#### Dataset extract ####

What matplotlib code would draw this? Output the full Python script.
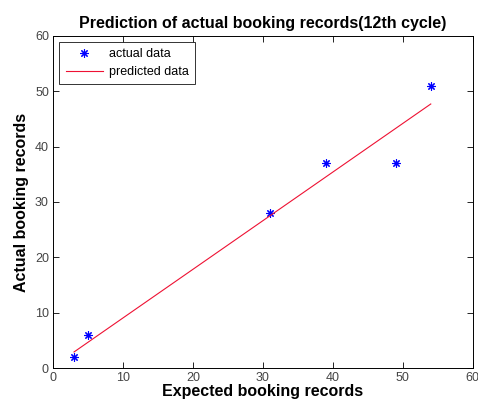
import matplotlib
matplotlib.use("Agg")
import matplotlib.pyplot as plt

plt.rcParams['font.family'] = ['Liberation Sans', 'DejaVu Sans']

expected = [3, 5, 31, 39, 49, 54]
actual = [2, 6, 28, 37, 37, 51]
pred_x = [3, 54]
pred_y = [2.9, 47.7]
xticks = [0, 10, 20, 30, 40, 50, 60]
yticks = [0, 10, 20, 30, 40, 50, 60]

fig = plt.figure(figsize=(4.78, 4.08), dpi=100)
ax = fig.add_axes([0.111, 0.098, 0.878, 0.814])

ax.plot(expected, actual, linestyle='none', marker=(8, 2, 0), color='#0000ff',
        markersize=6, markeredgewidth=0.8, label='actual data')
ax.plot(pred_x, pred_y, color='#ee1133', linewidth=0.8, label='predicted data')

ax.set_xlim(0, 60)
ax.set_ylim(0, 60)
ax.set_xticks(xticks)
ax.set_yticks(yticks)
ax.tick_params(direction='in', top=True, right=True, labelsize=9, length=4,
               labelcolor='#444444', width=0.6, pad=3)
for s in ax.spines.values():
    s.set_linewidth(0.7)

ax.set_title('Prediction of actual booking records(12th cycle)', fontsize=11.5,
             fontweight='bold', pad=6)
ax.set_xlabel('Expected booking records', fontsize=11.5, fontweight='bold', labelpad=0)
ax.set_ylabel('Actual booking records', fontsize=11.5, fontweight='bold', labelpad=4)

leg = ax.legend(loc='upper left', fontsize=9, frameon=True, fancybox=False,
                edgecolor='black', borderaxespad=0.5, handlelength=3.0,
                handletextpad=0.5, borderpad=0.5, labelspacing=0.45)
leg.get_frame().set_linewidth(0.7)

fig.savefig('out.png', dpi=100)
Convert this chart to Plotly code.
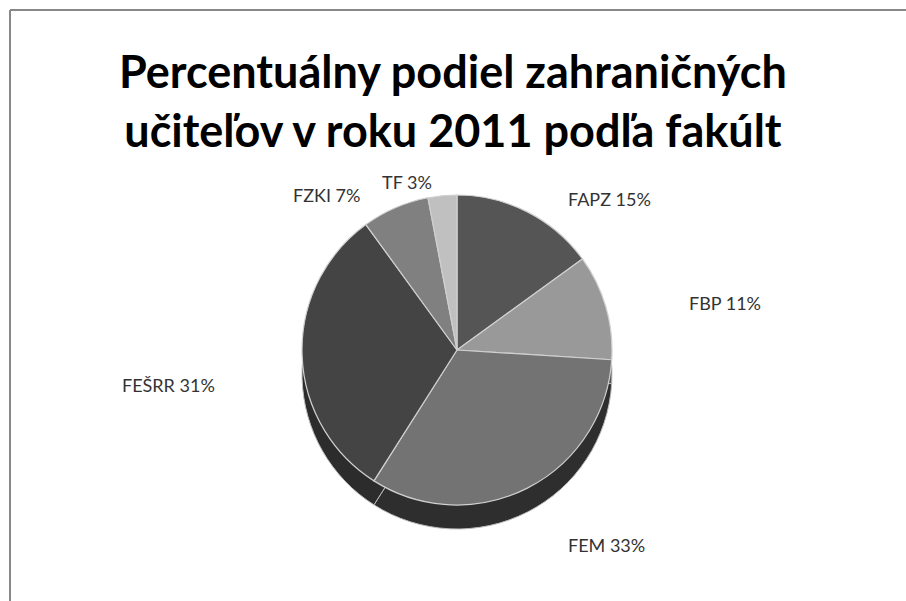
import math
import plotly.graph_objects as go

W, H = 906, 601

labels = ["FAPZ", "FBP", "FEM", "FEŠRR", "FZKI", "TF"]
values = [15, 11, 33, 31, 7, 3]
top_colors = ["#555555", "#999999", "#737373", "#444444", "#808080", "#c0c0c0"]
side_colors = ["#333333", "#555555", "#2e2e2e", "#2c2c2c", "#444444", "#666666"]
title_text = "Percentuálny podiel zahraničných<br>učiteľov v roku 2011 podľa fakúlt"

cx, cy, r, depth = 457, 350, 155, 24

def dom(cx, cy, r):
    return dict(x=[(cx - r) / W, (cx + r) / W],
                y=[1 - (cy + r) / H, 1 - (cy - r) / H])

fig = go.Figure()
# side (depth) of the pie
fig.add_trace(go.Pie(
    labels=labels, values=values, sort=False, direction="clockwise", rotation=0,
    marker=dict(colors=side_colors, line=dict(color="#bbbbbb", width=1)),
    textinfo="none", hoverinfo="skip", showlegend=False,
    domain=dom(cx, cy + depth, r),
))
# top of the pie
fig.add_trace(go.Pie(
    labels=labels, values=values, sort=False, direction="clockwise", rotation=0,
    marker=dict(colors=top_colors, line=dict(color="#d0d0d0", width=1.2)),
    textinfo="none", showlegend=False,
    domain=dom(cx, cy, r),
))

# slice labels placed around the pie at each slice's mid-angle
total = sum(values)
cum = 0
rl = r + 14
for lab, v in zip(labels, values):
    mid = (cum + v / 2) / total * 2 * math.pi
    cum += v
    s, c = math.sin(mid), math.cos(mid)
    px = cx + rl * 1.42 * s
    py = cy - rl * c
    if c < -0.5:
        py += depth + 20
    elif c < 0:
        py += depth + 6
    fig.add_annotation(
        text=f"{lab} {v}%", x=px / W, y=1 - py / H, xref="paper", yref="paper",
        xanchor="left" if s > 0 else "right", yanchor="middle", showarrow=False,
        font=dict(family="Liberation Sans Narrow, Arial Narrow, Lato, sans-serif",
                  size=18, color="#333333"),
    )

fig.add_annotation(
    text=title_text, x=0.5, y=1 - 101 / H, xref="paper", yref="paper",
    xanchor="center", yanchor="middle", showarrow=False,
    font=dict(family="Lato, sans-serif", size=45, color="#000000", weight="bold"),
)

# chart frame (partly cropped in the reference)
fig.add_shape(type="line", xref="paper", yref="paper",
              x0=10 / W, x1=1, y0=1 - 10 / H, y1=1 - 10 / H,
              line=dict(color="#888888", width=2))
fig.add_shape(type="line", xref="paper", yref="paper",
              x0=10 / W, x1=10 / W, y0=1 - 10 / H, y1=0,
              line=dict(color="#888888", width=2))

fig.update_layout(
    width=W, height=H,
    margin=dict(l=0, r=0, t=0, b=0),
    paper_bgcolor="white", plot_bgcolor="white",
    font=dict(family="Lato, sans-serif"),
)

fig.write_html("out.html", config={"displayModeBar": False},
               post_script="document.body.style.margin='0px';document.body.style.overflow='hidden';")
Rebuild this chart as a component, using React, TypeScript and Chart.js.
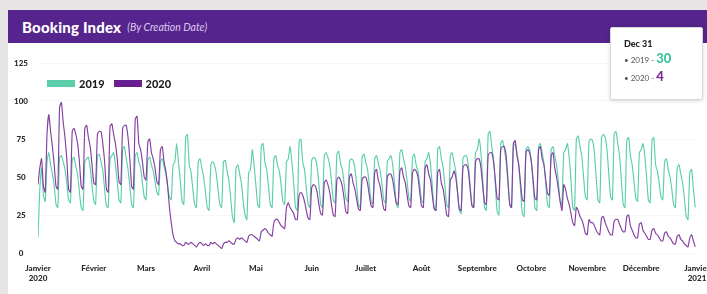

####

Aim of the exercise
Your task is to quote, unchanged, only the lines from the line bearing "Convert this chart to Plotly code." through the line bearing "W, H = 906, 601"; the pictures are not part of the copy.

Reply to the exercise
Convert this chart to Plotly code.
import math
import plotly.graph_objects as go

W, H = 906, 601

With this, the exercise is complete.